Des déclarations publicitaires biaisées ou mensongères masquent la réalité des coûts complets de l’électricité produite par les énergies renouvelables intermittentes, et elles cachent leur poids sur le budget de l’État. In fine, c’est le consommateur-contribuable qui est trompé - c’est lui qui paye -, tandis que la France s’affaiblit. Les publications biaisées de la CRE, (« Démêler le vrai du faux ») s’associent à ces mensonges, un comble pour une autorité administrative indépendante ! L’exemple de l’échec cuisant de la politique énergétique allemande devrait alerter même les plus réticents.
Les publications de la CRE révèlent que les parcs éoliens bénéficient de prix garantis jusqu’à trois à cinq fois supérieurs au prix du MWh du parc nucléaire.
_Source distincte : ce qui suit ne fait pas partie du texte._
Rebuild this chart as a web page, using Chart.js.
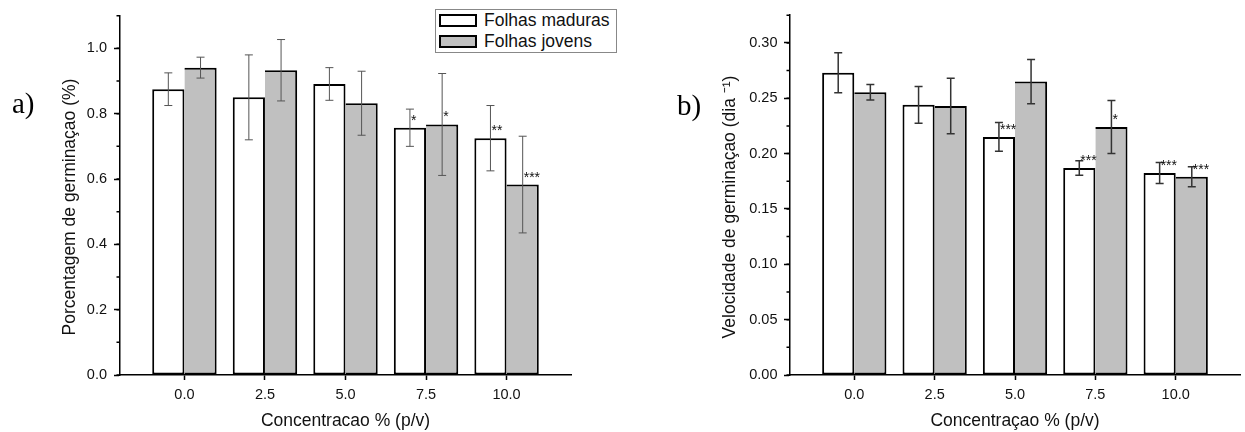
<!DOCTYPE html>
<html>
<head>
<meta charset="utf-8">
<title>Germinação</title>
<script src="https://cdn.jsdelivr.net/npm/chart.js@4.4.0/dist/chart.umd.min.js"></script>
<style>
  body { margin: 0; background: #fff; }
  #wrap { position: relative; width: 1245px; height: 432px; overflow: hidden; }
  canvas { position: absolute; top: 0; }
  #chartA { left: 0; }
  #chartB { left: 622px; }
  #legend {
    position: absolute; left: 435px; top: 9px; width: 182px; height: 44px;
    border: 1px solid #888; box-sizing: border-box; background: #fff;
    font-family: "Liberation Sans", Arial, sans-serif; font-size: 17.5px; color: #111;
  }
  .row { display: flex; align-items: center; height: 21px; padding-left: 3px; }
  .swatch { width: 38px; height: 13px; border: 2px solid #000; box-sizing: border-box; margin-right: 7px; }
</style>
</head>
<body>
<div id="wrap">
  <canvas id="chartA" width="622" height="432"></canvas>
  <canvas id="chartB" width="623" height="432"></canvas>
  <div id="legend"></div>
</div>
<script>
// categories and shared ticks
const concentrations = [0, 2.5, 5, 7.5, 10];
const xTicks = [0, 2.5, 5, 7.5, 10];
const seriesNames = ['Folhas maduras', 'Folhas jovens'];
const seriesColors = ['#ffffff', '#c0c0c0'];

// a) porcentagem de germinacao
const germMaduras = [0.875, 0.850, 0.891, 0.757, 0.725];
const germMadurasErr = [0.050, 0.130, 0.050, 0.057, 0.100];
const germMadurasSig = ['', '', '', '*', '**'];
const germJovens = [0.941, 0.933, 0.832, 0.767, 0.583];
const germJovensErr = [0.032, 0.094, 0.098, 0.156, 0.148];
const germJovensSig = ['', '', '', '*', '***'];
const germTicks = [0, 0.2, 0.4, 0.6, 0.8, 1.0];

// b) velocidade de germinacao
const velMaduras = [0.273, 0.244, 0.215, 0.187, 0.1825];
const velMadurasErr = [0.018, 0.0165, 0.013, 0.0065, 0.0095];
const velMadurasSig = ['', '', '***', '***', '***'];
const velJovens = [0.2555, 0.243, 0.265, 0.224, 0.179];
const velJovensErr = [0.007, 0.025, 0.020, 0.024, 0.009];
const velJovensSig = ['', '', '', '*', '***'];
const velTicks = [0, 0.05, 0.10, 0.15, 0.20, 0.25, 0.30];

Chart.defaults.font.family = '"Liberation Sans", Arial, sans-serif';

// error bars + significance stars on top of each bar
const errorBarsPlugin = {
  id: 'errorBars',
  afterDatasetsDraw(chart, args, opts) {
    const ctx = chart.ctx;
    const yScale = chart.scales.y;
    chart.data.datasets.forEach((ds, i) => {
      const meta = chart.getDatasetMeta(i);
      meta.data.forEach((bar, j) => {
        const v = ds.data[j].y;
        const e = ds.errors[j];
        const top = yScale.getPixelForValue(v + e);
        const bottom = yScale.getPixelForValue(v - e);
        ctx.save();
        ctx.strokeStyle = opts.color;
        ctx.lineWidth = opts.width;
        ctx.beginPath();
        ctx.moveTo(bar.x, top);
        ctx.lineTo(bar.x, bottom);
        ctx.moveTo(bar.x - opts.cap, top);
        ctx.lineTo(bar.x + opts.cap, top);
        ctx.moveTo(bar.x - opts.cap, bottom);
        ctx.lineTo(bar.x + opts.cap, bottom);
        ctx.stroke();
        const sig = ds.marks[j];
        if (sig) {
          ctx.fillStyle = '#111';
          ctx.font = '14px "Liberation Sans", Arial, sans-serif';
          ctx.textAlign = 'left';
          ctx.textBaseline = 'alphabetic';
          ctx.fillText(sig, bar.x + 1, bar.y - 3);
        }
        ctx.restore();
      });
    });
  }
};

// short minor ticks between the major ones on the y axis
const minorTicksPlugin = {
  id: 'minorTicks',
  afterDraw(chart, args, opts) {
    const ctx = chart.ctx;
    const y = chart.scales.y;
    const step = (y.ticks[1].value - y.ticks[0].value) / 2;
    const n = Math.round((y.max - y.min) / step);
    ctx.save();
    ctx.strokeStyle = '#000';
    ctx.lineWidth = 1.5;
    ctx.beginPath();
    for (let k = 0; k <= n; k++) {
      const py = y.getPixelForValue(y.min + k * step);
      ctx.moveTo(y.right - opts.length, py);
      ctx.lineTo(y.right, py);
    }
    ctx.stroke();
    ctx.restore();
  }
};

// panel letter and the rotated y title (Origin centres it a bit lower than the axis middle)
const panelLabelPlugin = {
  id: 'panelLabel',
  afterDraw(chart, args, opts) {
    const ctx = chart.ctx;
    ctx.save();
    ctx.font = '29px "Liberation Serif", "Times New Roman", serif';
    ctx.fillStyle = '#000';
    ctx.textAlign = 'left';
    ctx.textBaseline = 'alphabetic';
    ctx.fillText(opts.text, opts.x, opts.y);

    ctx.font = '17.5px "Liberation Sans", Arial, sans-serif';
    ctx.fillStyle = '#111';
    ctx.textAlign = 'center';
    ctx.textBaseline = 'middle';
    ctx.translate(opts.titleX, opts.titleY);
    ctx.rotate(-Math.PI / 2);
    ctx.fillText(opts.yTitle, 0, 0);
    ctx.restore();
  }
};

function toPoints(values) {
  return concentrations.map((c, i) => ({ x: c, y: values[i] }));
}

function makeChart(canvasId, cfg) {
  const tickFont = { size: 14.5 };
  const titleFont = { size: 17.5, lineHeight: 1.2 };
  const barStyle = {
    borderColor: '#000',
    borderWidth: 2,
    barPercentage: 1,
    categoryPercentage: 0.8
  };
  return new Chart(document.getElementById(canvasId), {
    type: 'bar',
    data: {
      datasets: [
        Object.assign({ label: seriesNames[0], data: toPoints(cfg.maduras), errors: cfg.madurasErr,
          marks: cfg.madurasSig, backgroundColor: seriesColors[0], borderSkipped: false }, barStyle),
        // grey bar shares the white bar's right edge, so skip its own left border
        Object.assign({ label: seriesNames[1], data: toPoints(cfg.jovens), errors: cfg.jovensErr,
          marks: cfg.jovensSig, backgroundColor: seriesColors[1], borderSkipped: 'left' }, barStyle)
      ]
    },
    plugins: [errorBarsPlugin, minorTicksPlugin, panelLabelPlugin],
    options: {
      responsive: false,
      animation: false,
      devicePixelRatio: 1,
      layout: { padding: { left: 0, right: cfg.padRight, top: 14, bottom: 0 } },
      plugins: {
        legend: { display: false },
        tooltip: { enabled: false },
        errorBars: { color: cfg.errColor, width: cfg.errWidth, cap: 4 },
        minorTicks: { length: 3.5 },
        panelLabel: cfg.panel
      },
      scales: {
        x: {
          type: 'linear',
          min: -2,
          max: 12,
          offset: false,
          afterBuildTicks: axis => { axis.ticks = xTicks.map(v => ({ value: v })); },
          afterFit: axis => { axis.height = 57; },
          grid: { offset: false, drawOnChartArea: false, drawTicks: true, tickLength: 5, tickColor: '#000', tickWidth: 1.5 },
          border: { color: '#000', width: 1.5 },
          ticks: { padding: 6, color: '#111', font: tickFont, maxRotation: 0, autoSkip: false,
            callback: v => v.toFixed(1) },
          title: { display: true, text: cfg.xTitle, color: '#111', font: titleFont, padding: { top: 0, bottom: 0.5 } }
        },
        y: {
          min: 0,
          max: cfg.yMax,
          afterBuildTicks: axis => { axis.ticks = cfg.yTicks.map(v => ({ value: v })); },
          afterFit: axis => { axis.width = cfg.yWidth; },
          grid: { drawOnChartArea: false, drawTicks: true, tickLength: 6, tickColor: '#000', tickWidth: 1.5 },
          border: { color: '#000', width: 1.5 },
          ticks: { padding: cfg.yTickPad, color: '#111', font: tickFont, autoSkip: false,
            callback: v => v.toFixed(cfg.decimals) },
          title: { display: false }
        }
      }
    }
  });
}

makeChart('chartA', {
  maduras: germMaduras, madurasErr: germMadurasErr, madurasSig: germMadurasSig,
  jovens: germJovens, jovensErr: germJovensErr, jovensSig: germJovensSig,
  yTicks: germTicks, yMax: 1.1, decimals: 1,
  yWidth: 120, padRight: 51, yTickPad: 7,
  errColor: '#555', errWidth: 1,
  xTitle: 'Concentracao % (p/v)',
  panel: { text: 'a)', x: 12, y: 113, yTitle: 'Porcentagem de germinaçao (%)', titleX: 70, titleY: 207 }
});

makeChart('chartB', {
  maduras: velMaduras, madurasErr: velMadurasErr, madurasSig: velMadurasSig,
  jovens: velJovens, jovensErr: velJovensErr, jovensSig: velJovensSig,
  yTicks: velTicks, yMax: 0.325, decimals: 2,
  yWidth: 168, padRight: 5, yTickPad: 6.5,
  errColor: '#333', errWidth: 1.5,
  xTitle: 'Concentraçao % (p/v)',
  panel: { text: 'b)', x: 55, y: 115, yTitle: 'Velocidade de germinaçao (dia ⁻¹)', titleX: 108, titleY: 207 }
});

// html legend built from the series names and colours
const legendDiv = document.getElementById('legend');
seriesNames.forEach((name, i) => {
  const row = document.createElement('div');
  row.className = 'row';
  const swatch = document.createElement('span');
  swatch.className = 'swatch';
  swatch.style.background = seriesColors[i];
  const label = document.createElement('span');
  label.textContent = name;
  row.append(swatch, label);
  legendDiv.appendChild(row);
});
</script>
</body>
</html>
Sans risque de se tromper, il est possible d’affirmer que les propositions d’investissements massifs en énergies renouvelables intermittentes, accompagnés de développements considérables des réseaux, mais aussi des moyens de compensation de l’irrégularité de leurs productions qui sont particulièrement importants pour l’éolien flottant et le solaire, conduiront à une augmentation déraisonnable du prix de l’électricité pour le consommateur domestique ou l’industriel. Une telle perspective est incompatible avec le redressement économique de la France, sa décarbonation et sa réindustrialisation, et elle serait porteuse de conséquences sociales graves.
Si une programmation prévisionnelle de l’énergie doit être définie, les enjeux sont d’une importance telle que les décisions doivent s’appuyer sur des analyses rationnelles et objectives, avec des perspectives raisonnables. PNC-France demande donc qu’une étude d’impact des choix envisagés soit conduite sous le contrôle de l’Office parlementaire d’évaluation des choix scientifiques et technologiques, avec l’appui des académies. Dans l’attente, il serait scandaleux que, dans la confusion politique qui prévaut hélas actuellement, la PPE3 soit publiée en s’affranchissant du Parlement et en ignorant les alertes d’organismes compétents récemment rendues publiques. Alors que les autorisations déjà accordées pour de nouvelles installations éoliennes et solaires sont encore considérables, rien ne saurait ni ne pourrait justifier une telle errance démocratique.